If $\sigma$ implies that $I$ is unreachable because of an action of player $i$, that action is changed to allow $I$ to be reachable.
$\text{Succ}_i(I,a)$ is the set of all possible next information sets of player $i$ given $a \in A(I)$ was selected in $I$. $\text{Succ}_i(I) = \cup_{a\in A(I)} \text{Succ}_i(I,a)$.
The full counterfactual regret is defined:
$$R_{i,\text{full}}^T(I) = \frac 1 T \max_{\sigma' \in \Sigma_i} \sum_{t=1}^T \pi_{-i}^{\sigma^t}(I)(u_i(\sigma^t|_{D(I)\rightarrow\sigma'}, I) – u_i(\sigma^t,I))$$
The authors assert equation $(10)$.
$R_{i,\text{full}}^T(I) = \frac 1 T \max_{a \in A(I)} \max_{\sigma' \in \Sigma_i} \sum_{t=1}^T \pi_{-i}^{\sigma^t}(I)[u_i(\sigma^t|_{I\rightarrow a},I) – u_i(\sigma^t, I) + \sum_{I'\in\text{Succ}_i(I,a)} \text{succ}_i^\sigma(I'|I,a)(u_i(\sigma^t|_{D(I)\rightarrow\sigma'},I') – u_i(\sigma^t,I'))]$
I'm just not getting the decomposition here. How can we split off a pure strategy $a \in A(I)$ when the maximization takes place over mixed strategies? Secondly, aren't we double-counting here? For instance, the term $- u_i(\sigma^t, I)$ already incorporates game tree nodes that would occur after taking action $a$ at $I$, yet still we add in the terms $-u_i(\sigma^t, I')$ for every information set $I'$ that is a direct descendent of $I$ after taking action $a$.

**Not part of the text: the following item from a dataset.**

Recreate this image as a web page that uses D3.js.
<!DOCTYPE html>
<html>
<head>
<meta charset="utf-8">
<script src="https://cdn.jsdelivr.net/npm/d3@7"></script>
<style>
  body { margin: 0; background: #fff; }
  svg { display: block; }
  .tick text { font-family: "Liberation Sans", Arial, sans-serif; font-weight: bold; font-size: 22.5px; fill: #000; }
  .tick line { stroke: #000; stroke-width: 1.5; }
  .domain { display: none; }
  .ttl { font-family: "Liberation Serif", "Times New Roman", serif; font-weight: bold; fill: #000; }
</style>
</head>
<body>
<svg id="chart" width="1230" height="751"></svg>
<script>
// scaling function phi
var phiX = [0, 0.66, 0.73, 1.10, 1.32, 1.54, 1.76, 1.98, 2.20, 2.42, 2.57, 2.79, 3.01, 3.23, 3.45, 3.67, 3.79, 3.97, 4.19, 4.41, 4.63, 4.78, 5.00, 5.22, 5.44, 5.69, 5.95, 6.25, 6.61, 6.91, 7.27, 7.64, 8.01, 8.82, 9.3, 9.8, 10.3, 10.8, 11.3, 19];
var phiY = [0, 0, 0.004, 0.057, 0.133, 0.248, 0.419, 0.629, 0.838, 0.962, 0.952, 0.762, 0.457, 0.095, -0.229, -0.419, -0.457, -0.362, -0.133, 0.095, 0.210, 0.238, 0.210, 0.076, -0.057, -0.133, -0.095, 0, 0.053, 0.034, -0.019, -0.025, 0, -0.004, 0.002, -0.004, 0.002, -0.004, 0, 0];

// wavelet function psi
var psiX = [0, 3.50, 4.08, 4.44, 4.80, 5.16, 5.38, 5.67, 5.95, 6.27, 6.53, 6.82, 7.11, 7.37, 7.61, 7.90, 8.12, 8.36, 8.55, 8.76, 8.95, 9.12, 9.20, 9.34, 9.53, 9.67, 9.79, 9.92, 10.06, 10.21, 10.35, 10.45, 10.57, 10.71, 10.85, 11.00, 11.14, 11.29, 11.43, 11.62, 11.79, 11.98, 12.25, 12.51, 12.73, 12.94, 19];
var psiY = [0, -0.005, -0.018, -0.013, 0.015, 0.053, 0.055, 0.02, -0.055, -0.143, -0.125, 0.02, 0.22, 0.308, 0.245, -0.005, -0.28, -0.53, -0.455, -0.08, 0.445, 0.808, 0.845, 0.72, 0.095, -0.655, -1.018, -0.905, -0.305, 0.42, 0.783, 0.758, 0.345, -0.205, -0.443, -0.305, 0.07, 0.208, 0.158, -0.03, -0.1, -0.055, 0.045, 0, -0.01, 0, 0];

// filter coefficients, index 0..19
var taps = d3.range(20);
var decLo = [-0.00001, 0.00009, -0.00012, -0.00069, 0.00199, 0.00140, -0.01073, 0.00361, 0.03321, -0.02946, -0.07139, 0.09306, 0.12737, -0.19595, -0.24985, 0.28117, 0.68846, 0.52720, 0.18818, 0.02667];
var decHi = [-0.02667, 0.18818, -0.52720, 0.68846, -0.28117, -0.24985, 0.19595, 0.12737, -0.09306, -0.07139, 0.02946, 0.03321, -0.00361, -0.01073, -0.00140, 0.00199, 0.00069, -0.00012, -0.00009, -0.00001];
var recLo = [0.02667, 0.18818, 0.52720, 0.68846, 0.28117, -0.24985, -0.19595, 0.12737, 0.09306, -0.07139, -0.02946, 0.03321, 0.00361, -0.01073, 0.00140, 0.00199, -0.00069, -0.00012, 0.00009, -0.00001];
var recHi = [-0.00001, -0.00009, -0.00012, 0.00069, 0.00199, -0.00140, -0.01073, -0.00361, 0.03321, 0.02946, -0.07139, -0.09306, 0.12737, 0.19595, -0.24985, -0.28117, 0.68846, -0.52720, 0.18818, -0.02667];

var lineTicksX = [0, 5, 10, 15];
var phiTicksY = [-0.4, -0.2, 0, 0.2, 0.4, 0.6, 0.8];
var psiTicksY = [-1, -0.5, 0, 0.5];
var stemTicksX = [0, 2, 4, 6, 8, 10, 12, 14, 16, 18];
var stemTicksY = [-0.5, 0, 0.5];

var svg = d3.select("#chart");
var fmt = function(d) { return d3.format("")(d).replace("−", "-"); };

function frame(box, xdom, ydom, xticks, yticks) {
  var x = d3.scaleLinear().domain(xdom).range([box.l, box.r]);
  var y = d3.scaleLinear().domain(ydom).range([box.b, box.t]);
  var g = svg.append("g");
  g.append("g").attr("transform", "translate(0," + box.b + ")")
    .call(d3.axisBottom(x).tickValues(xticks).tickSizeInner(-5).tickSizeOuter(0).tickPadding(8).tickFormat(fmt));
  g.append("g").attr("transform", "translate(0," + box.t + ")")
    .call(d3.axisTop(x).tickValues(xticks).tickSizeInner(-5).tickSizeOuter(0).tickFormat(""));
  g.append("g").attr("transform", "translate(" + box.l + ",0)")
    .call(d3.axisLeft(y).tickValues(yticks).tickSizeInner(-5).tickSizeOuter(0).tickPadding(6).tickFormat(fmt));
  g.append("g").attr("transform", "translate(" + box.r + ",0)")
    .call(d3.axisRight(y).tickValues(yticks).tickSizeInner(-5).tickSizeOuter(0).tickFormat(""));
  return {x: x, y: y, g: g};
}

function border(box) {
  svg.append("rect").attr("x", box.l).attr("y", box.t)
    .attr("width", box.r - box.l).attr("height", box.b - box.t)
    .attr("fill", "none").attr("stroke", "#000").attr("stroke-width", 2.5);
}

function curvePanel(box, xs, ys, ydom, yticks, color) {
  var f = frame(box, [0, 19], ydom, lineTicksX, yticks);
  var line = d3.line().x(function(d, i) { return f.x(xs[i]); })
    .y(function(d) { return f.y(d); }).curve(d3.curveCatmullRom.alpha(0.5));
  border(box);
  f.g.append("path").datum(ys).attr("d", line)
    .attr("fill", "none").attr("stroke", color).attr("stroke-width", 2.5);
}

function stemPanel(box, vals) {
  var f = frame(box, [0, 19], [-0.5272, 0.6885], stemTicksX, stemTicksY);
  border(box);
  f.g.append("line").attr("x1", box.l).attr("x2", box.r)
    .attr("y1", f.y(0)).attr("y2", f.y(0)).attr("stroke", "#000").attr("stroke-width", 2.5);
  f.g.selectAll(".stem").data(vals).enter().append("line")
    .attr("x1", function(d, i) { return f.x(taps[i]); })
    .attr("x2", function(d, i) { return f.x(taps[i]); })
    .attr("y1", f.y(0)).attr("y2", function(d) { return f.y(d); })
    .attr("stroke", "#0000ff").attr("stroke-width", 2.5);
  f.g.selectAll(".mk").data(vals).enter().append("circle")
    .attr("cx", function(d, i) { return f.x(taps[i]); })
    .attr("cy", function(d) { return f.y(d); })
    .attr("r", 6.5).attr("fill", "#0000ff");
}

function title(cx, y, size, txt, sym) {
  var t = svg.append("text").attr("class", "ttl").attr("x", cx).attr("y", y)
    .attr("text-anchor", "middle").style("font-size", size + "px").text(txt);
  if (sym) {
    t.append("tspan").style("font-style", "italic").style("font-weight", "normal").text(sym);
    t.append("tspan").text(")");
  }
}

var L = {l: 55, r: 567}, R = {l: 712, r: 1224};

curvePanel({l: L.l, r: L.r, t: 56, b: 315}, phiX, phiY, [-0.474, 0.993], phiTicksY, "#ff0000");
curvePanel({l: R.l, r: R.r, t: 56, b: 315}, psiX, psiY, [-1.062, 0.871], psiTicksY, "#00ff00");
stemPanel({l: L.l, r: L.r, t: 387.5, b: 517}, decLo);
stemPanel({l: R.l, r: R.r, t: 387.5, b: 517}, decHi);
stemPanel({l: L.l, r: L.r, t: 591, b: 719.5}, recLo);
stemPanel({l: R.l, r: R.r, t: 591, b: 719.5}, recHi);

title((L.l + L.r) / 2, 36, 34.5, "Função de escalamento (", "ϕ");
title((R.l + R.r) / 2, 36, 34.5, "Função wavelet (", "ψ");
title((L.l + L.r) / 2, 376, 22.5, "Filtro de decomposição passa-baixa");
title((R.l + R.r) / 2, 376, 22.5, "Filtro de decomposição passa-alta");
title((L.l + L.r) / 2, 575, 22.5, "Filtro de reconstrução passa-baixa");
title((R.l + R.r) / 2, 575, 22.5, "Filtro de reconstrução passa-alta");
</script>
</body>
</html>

Can someone clear up this step for me?
Best Answer
We can derive equation (10) as follows.
$$R_{i,\text{full}}^T(I) = \frac 1 T \max_{\sigma' \in \Sigma_i} \sum_{t=1}^T \pi_{-i}^{\sigma^t}(I)(u_i(\sigma^t|_{D(I)\rightarrow\sigma'}, I) - u_i(\sigma^t,I)) $$
Lemma 1.
Let $\sigma'$ be a strategy for player $i$ whose move at $I$ is the pure move $a$. $$u_i(\sigma^t|_{D(I)\rightarrow\sigma'}, I) = \sum_{I'\in\text{Succ}_i(I,a)}\text{succ}_i^{\sigma^t}(I'|I,a)u_i(\sigma^t|_{D(I)\rightarrow\sigma'},I)$$
This is a result of the special case of Law of total expectation $E[X] = \sum_{A_i} P(A_i)E[X|A_i]$.

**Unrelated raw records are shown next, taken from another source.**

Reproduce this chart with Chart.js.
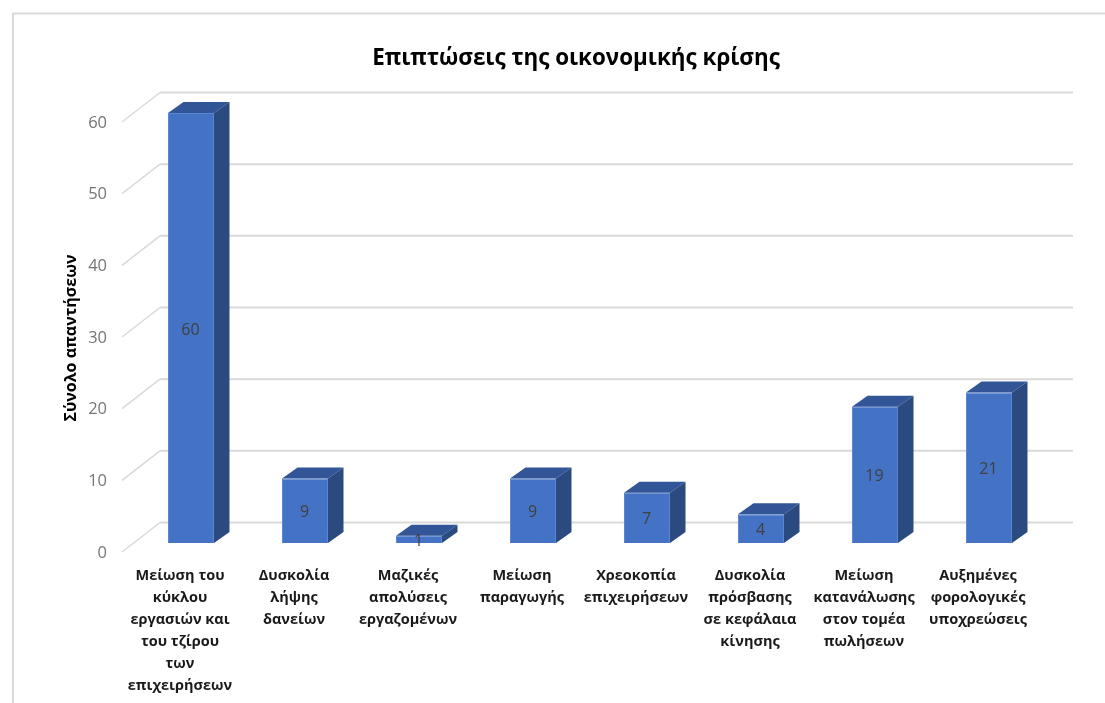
<!DOCTYPE html>
<html><head><meta charset="utf-8">
<style>html,body{margin:0;padding:0;background:#fff}canvas{display:block}</style>
<script src="https://cdn.jsdelivr.net/npm/chart.js@4/dist/chart.umd.min.js"></script>
</head><body><canvas id="c" width="1105" height="703"></canvas>
<script>
const categories = [
  ["Μείωση του","κύκλου","εργασιών και","του τζίρου","των","επιχειρήσεων"],
  ["Δυσκολία","λήψης","δανείων"],
  ["Μαζικές","απολύσεις","εργαζομένων"],
  ["Μείωση","παραγωγής"],
  ["Χρεοκοπία","επιχειρήσεων"],
  ["Δυσκολία","πρόσβασης","σε κεφάλαια","κίνησης"],
  ["Μείωση","κατανάλωσης","στον τομέα","πωλήσεων"],
  ["Αυξημένες","φορολογικές","υποχρεώσεις"]
];
const values = [60, 9, 1, 9, 7, 4, 19, 21];
const chartTitle = "Επιπτώσεις της οικονομικής κρίσης";
const yTitle = "Σύνολο απαντήσεων";
const FONT = "'Open Sans', sans-serif";
const DX = 15.5, DY = 11;

const shiftTitle = { id:'shiftTitle', afterLayout(c){ if(c.titleBlock){ c.titleBlock.left += 29; c.titleBlock.right += 29; } } };

const frame = { id:'frame', beforeDraw(c){
  const x=c.ctx; x.save(); x.strokeStyle='#d9d9d9'; x.lineWidth=2;
  x.beginPath(); x.moveTo(13,703); x.lineTo(13,13.5); x.lineTo(1105,13.5); x.stroke(); x.restore();
}};

const grid3d = { id:'grid3d', beforeDatasetsDraw(c){
  const x=c.ctx, s=c.scales.y; x.save(); x.strokeStyle='#d9d9d9';
  s.ticks.forEach(t=>{ const y=s.getPixelForValue(t.value);
    x.lineWidth=1.5; x.beginPath(); x.moveTo(122,y+9); x.lineTo(160,y-20.5); x.stroke();
    x.lineWidth=2; x.beginPath(); x.moveTo(160,y-20.5); x.lineTo(1073,y-20.5); x.stroke();
  }); x.restore();
}};

const bars3d = { id:'bars3d', afterDatasetsDraw(c){
  const x=c.ctx; x.save();
  c.getDatasetMeta(0).data.forEach((b,i)=>{
    const l=b.x-b.width/2, r=b.x+b.width/2, t=b.y, bt=b.base;
    x.fillStyle='#315596'; x.beginPath(); x.moveTo(l,t); x.lineTo(l+DX,t-DY); x.lineTo(r+DX,t-DY); x.lineTo(r,t); x.closePath(); x.fill();
    x.fillStyle='#2a4a80'; x.beginPath(); x.moveTo(r,t); x.lineTo(r+DX,t-DY); x.lineTo(r+DX,bt-DY); x.lineTo(r,bt); x.closePath(); x.fill();
    x.fillStyle='#404040'; x.font="16px "+FONT; x.textAlign='center'; x.textBaseline='middle';
    x.fillText(String(values[i]), b.x-0.5, (t+bt)/2+2);
  });
  x.translate(71,338); x.rotate(-Math.PI/2);
  x.fillStyle='#000'; x.font="700 16px "+FONT; x.textAlign='center'; x.textBaseline='middle';
  x.fillText(yTitle,0,0);
  x.restore();
}};

new Chart(document.getElementById('c'),{
  type:'bar',
  data:{labels:categories,datasets:[{data:values,backgroundColor:'#4472c4',borderColor:'#5b86d4',borderWidth:1,
    barPercentage:0.4035,categoryPercentage:1}]},
  plugins:[frame,grid3d,bars3d,shiftTitle],
  options:{
    responsive:false,animation:false,
    layout:{padding:{left:48,right:59,top:0,bottom:0}},
    plugins:{legend:{display:false},tooltip:{enabled:false},
      title:{display:true,text:chartTitle,color:'#000',font:{family:FONT,size:22.4,weight:'700',lineHeight:1.2},padding:{top:45,bottom:41.1}}},
    scales:{
      x:{grid:{display:false},border:{display:false},
        afterFit(s){s.height=160;},
        ticks:{autoSkip:false,maxRotation:0,minRotation:0,padding:14,labelOffset:-11,color:'#1a1a1a',
          font:{family:FONT,size:14.5,weight:'700',lineHeight:'22px'}}},
      y:{min:0,max:60,grid:{display:false},border:{display:false},
        afterFit(s){s.width=86;},
        ticks:{stepSize:10,padding:19,labelOffset:10,color:'#757575',font:{family:FONT,size:16.5}}}
    }
  }
});
</script></body></html>
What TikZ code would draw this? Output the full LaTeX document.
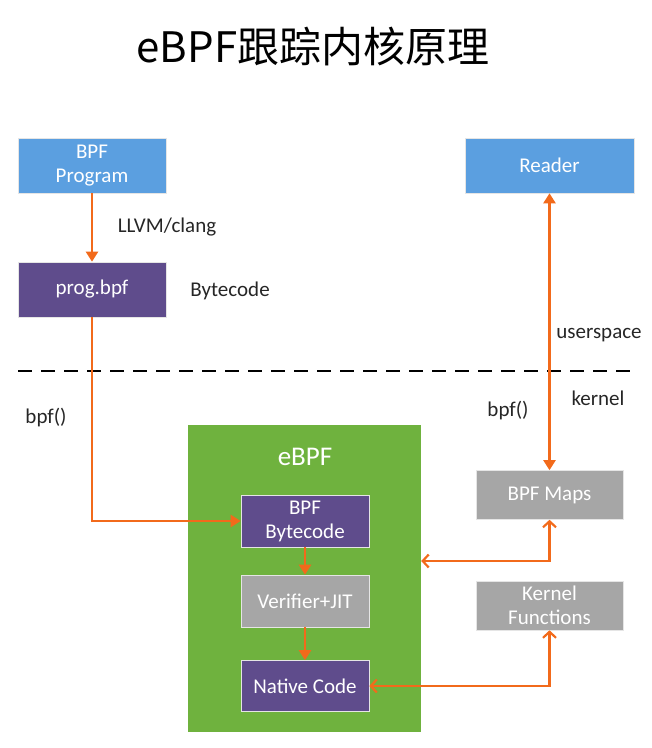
\documentclass[tikz,border=0pt]{standalone}
\usepackage{fontspec}
\setmainfont{Carlito}
\newfontfamily\cjkfont{Noto Sans CJK SC}
\usetikzlibrary{arrows.meta}

\definecolor{userblue}{HTML}{5B9FE0}
\definecolor{codepurple}{HTML}{5F4C8C}
\definecolor{kernelgray}{HTML}{A6A6A6}
\definecolor{ebpfgreen}{HTML}{6FB23E}
\definecolor{flowarrow}{HTML}{F26A1B}
\definecolor{labeltext}{HTML}{262626}

\begin{document}
\begin{tikzpicture}[x=1pt, y=-1pt,
        box/.style={rectangle, draw=white!80!gray, line width=0.6pt, text=white, align=center,
            inner sep=0pt, font=\fontsize{21}{24}\selectfont},
        userbox/.style={box, fill=userblue},
        codebox/.style={box, fill=codepurple},
        graybox/.style={box, fill=kernelgray},
        note/.style={text=labeltext, font=\fontsize{21}{24}\selectfont},
        flow/.style={draw=flowarrow, line width=2.2pt, -{Triangle[length=10pt,width=12pt]}},
        biflow/.style={draw=flowarrow, line width=2.2pt, {Triangle[length=10pt,width=12pt]}-{Triangle[length=10pt,width=12pt]}},
        barbflow/.style={draw=flowarrow, line width=2.2pt, {Straight Barb[length=6pt,width=13pt]}-{Straight Barb[length=6pt,width=13pt]}}]
        \useasboundingbox (0,0) rectangle (652,748);

        \node[font=\cjkfont\fontsize{42}{46}\selectfont] (title) at (313,46) {eBPF跟踪内核原理};

        \node[userbox, minimum width=148pt, minimum height=55pt] (bpfprog) at (92,165.5) {BPF\\Program};
        \node[codebox, minimum width=148pt, minimum height=55pt] (progbpf) at (92,289.5) {prog.bpf};
        \node[userbox, minimum width=169pt, minimum height=55pt] (reader) at (549.5,165.5) {Reader};

        \node[note] (llvm) at (167,227) {LLVM/clang};
        \node[note] (bytelabel) at (230,291) {Bytecode};
        \node[note] (userspace) at (599,335) {userspace};
        \node[note] (kernel) at (598,398) {kernel};
        \node[note] (bpfcallleft) at (46,418) {bpf()};
        \node[note] (bpfcallright) at (508,411) {bpf()};

        \draw[line width=1.8pt, dash pattern=on 14pt off 9pt] (18,371) -- (638,371);

        \node[rectangle, fill=ebpfgreen, minimum width=233pt, minimum height=307pt] (ebpf) at (304.5,578.5) {};
        \node[text=white, font=\fontsize{27}{30}\selectfont] (ebpflabel) at (305,457) {eBPF};
        \node[codebox, minimum width=128pt, minimum height=52pt] (bytecode) at (305,521) {BPF\\Bytecode};
        \node[graybox, minimum width=128pt, minimum height=52pt] (verifier) at (305,601) {Verifier+JIT};
        \node[codebox, minimum width=128pt, minimum height=51pt] (native) at (305,686) {Native Code};

        \node[graybox, minimum width=147pt, minimum height=49pt] (maps) at (549.5,495) {BPF Maps};
        \node[graybox, minimum width=147pt, minimum height=49pt] (kfuncs) at (549.5,605.5) {Kernel\\Functions};

        \coordinate (mapsin) at (ebpf.east |- 0,561);

        \draw[flow] (bpfprog) -- (progbpf);
        \draw[flow] (progbpf.south) |- (bytecode.west);
        \draw[flow] (bytecode) -- (verifier);
        \draw[flow] (verifier) -- (native);
        \draw[biflow] (maps.north) -- (reader.south);
        \draw[barbflow] (maps.south) |- (mapsin);
        \draw[barbflow] (native.east) -| (kfuncs.south);
    \end{tikzpicture}
\end{document}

Lemma 2. $$ u_i(\sigma^t|_{I\rightarrow a},I) = \sum_{I'\in\text{Succ}_i(I,a)}\text{succ}_i^{\sigma^t}(I'|I,a)u_i(\sigma^t, I')$$
Again this is a consequence of the law of total expectation.

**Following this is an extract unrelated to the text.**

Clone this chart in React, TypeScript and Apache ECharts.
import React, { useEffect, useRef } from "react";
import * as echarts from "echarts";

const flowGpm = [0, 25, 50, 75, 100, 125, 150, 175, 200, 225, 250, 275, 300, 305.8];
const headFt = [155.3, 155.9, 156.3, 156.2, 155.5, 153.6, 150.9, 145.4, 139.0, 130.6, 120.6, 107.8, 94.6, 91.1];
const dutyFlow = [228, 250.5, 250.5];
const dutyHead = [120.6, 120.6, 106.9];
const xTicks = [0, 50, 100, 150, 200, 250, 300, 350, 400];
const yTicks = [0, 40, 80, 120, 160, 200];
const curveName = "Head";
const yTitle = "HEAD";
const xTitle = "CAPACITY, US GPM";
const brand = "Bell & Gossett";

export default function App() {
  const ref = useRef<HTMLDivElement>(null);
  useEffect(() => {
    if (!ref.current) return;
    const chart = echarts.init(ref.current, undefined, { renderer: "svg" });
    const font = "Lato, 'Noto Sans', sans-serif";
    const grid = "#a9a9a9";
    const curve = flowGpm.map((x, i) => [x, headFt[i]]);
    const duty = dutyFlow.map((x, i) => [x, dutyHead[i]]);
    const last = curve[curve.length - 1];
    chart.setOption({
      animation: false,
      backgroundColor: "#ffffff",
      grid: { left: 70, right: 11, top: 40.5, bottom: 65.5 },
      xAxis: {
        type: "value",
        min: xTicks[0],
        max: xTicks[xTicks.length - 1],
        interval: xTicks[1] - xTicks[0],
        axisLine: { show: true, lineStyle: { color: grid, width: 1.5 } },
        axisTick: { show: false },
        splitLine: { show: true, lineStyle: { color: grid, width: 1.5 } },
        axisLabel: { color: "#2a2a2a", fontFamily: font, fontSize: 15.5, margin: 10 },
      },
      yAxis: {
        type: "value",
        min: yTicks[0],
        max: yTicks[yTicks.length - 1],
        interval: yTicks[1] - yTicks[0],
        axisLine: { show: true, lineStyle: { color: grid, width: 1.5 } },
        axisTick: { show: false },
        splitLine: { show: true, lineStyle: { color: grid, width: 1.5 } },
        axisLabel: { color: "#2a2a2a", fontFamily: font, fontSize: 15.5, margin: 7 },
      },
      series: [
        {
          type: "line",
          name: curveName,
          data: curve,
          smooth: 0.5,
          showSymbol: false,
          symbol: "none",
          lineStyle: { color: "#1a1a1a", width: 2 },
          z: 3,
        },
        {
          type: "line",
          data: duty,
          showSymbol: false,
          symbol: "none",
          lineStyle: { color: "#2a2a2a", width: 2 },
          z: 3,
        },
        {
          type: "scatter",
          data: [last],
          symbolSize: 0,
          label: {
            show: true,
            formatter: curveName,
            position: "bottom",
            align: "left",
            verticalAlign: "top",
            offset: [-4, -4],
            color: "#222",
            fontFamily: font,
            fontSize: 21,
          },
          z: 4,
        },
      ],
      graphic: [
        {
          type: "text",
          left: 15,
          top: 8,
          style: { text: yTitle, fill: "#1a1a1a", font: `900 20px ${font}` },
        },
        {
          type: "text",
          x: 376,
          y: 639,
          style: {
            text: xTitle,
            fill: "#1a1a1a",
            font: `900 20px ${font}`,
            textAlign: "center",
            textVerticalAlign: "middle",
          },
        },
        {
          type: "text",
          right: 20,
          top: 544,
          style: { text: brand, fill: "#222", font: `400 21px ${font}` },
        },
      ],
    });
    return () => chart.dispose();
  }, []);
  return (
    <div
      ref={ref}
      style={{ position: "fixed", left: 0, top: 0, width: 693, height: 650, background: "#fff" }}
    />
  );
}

Using Lemma 1 and 2 we can derive equation (10). We can just focus on the terms inside the sum $\sum_{t=1}^T \pi^{\sigma^t}_{-i}(I)(...)$ $$u_i(\sigma^t|_{D(I)\rightarrow\sigma'}, I) - u_i(\sigma^t,I) + 0 =$$
$$u_i(\sigma^t|_{D(I)\rightarrow\sigma'}, I) - u_i(\sigma^t,I) + u_i(\sigma^t|_{I\rightarrow a},I) - u_i(\sigma^t|_{I\rightarrow a},I)=$$
$$u_i(\sigma^t|_{I\rightarrow a},I) - u_i(\sigma^t,I) + u_i(\sigma^t|_{D(I)\rightarrow\sigma'}, I) - u_i(\sigma^t|_{I\rightarrow a},I)=$$
$$u_i(\sigma^t|_{I\rightarrow a},I) - u_i(\sigma^t,I) + \sum_{I'\in\text{Succ}_i(I,a)}\text{succ}_i^{\sigma^t}(I'|I,a)u_i(\sigma^t|_{D(I)\rightarrow\sigma'},I) - \sum_{I'\in\text{Succ}_i(I,a)}\text{succ}_i^{\sigma^t}(I'|I,a)u_i(\sigma^t, I')=$$
$$u_i(\sigma^t|_{I\rightarrow a},I) - u_i(\sigma^t,I) + \sum_{I'\in\text{Succ}_i(I,a)}\text{succ}_i^{\sigma^t}(I'|I,a)(u_i(\sigma^t|_{D(I)\rightarrow\sigma'},I) - u_i(\sigma^t, I'))=$$
This derivation was discussed on Reddit's r/gametheory.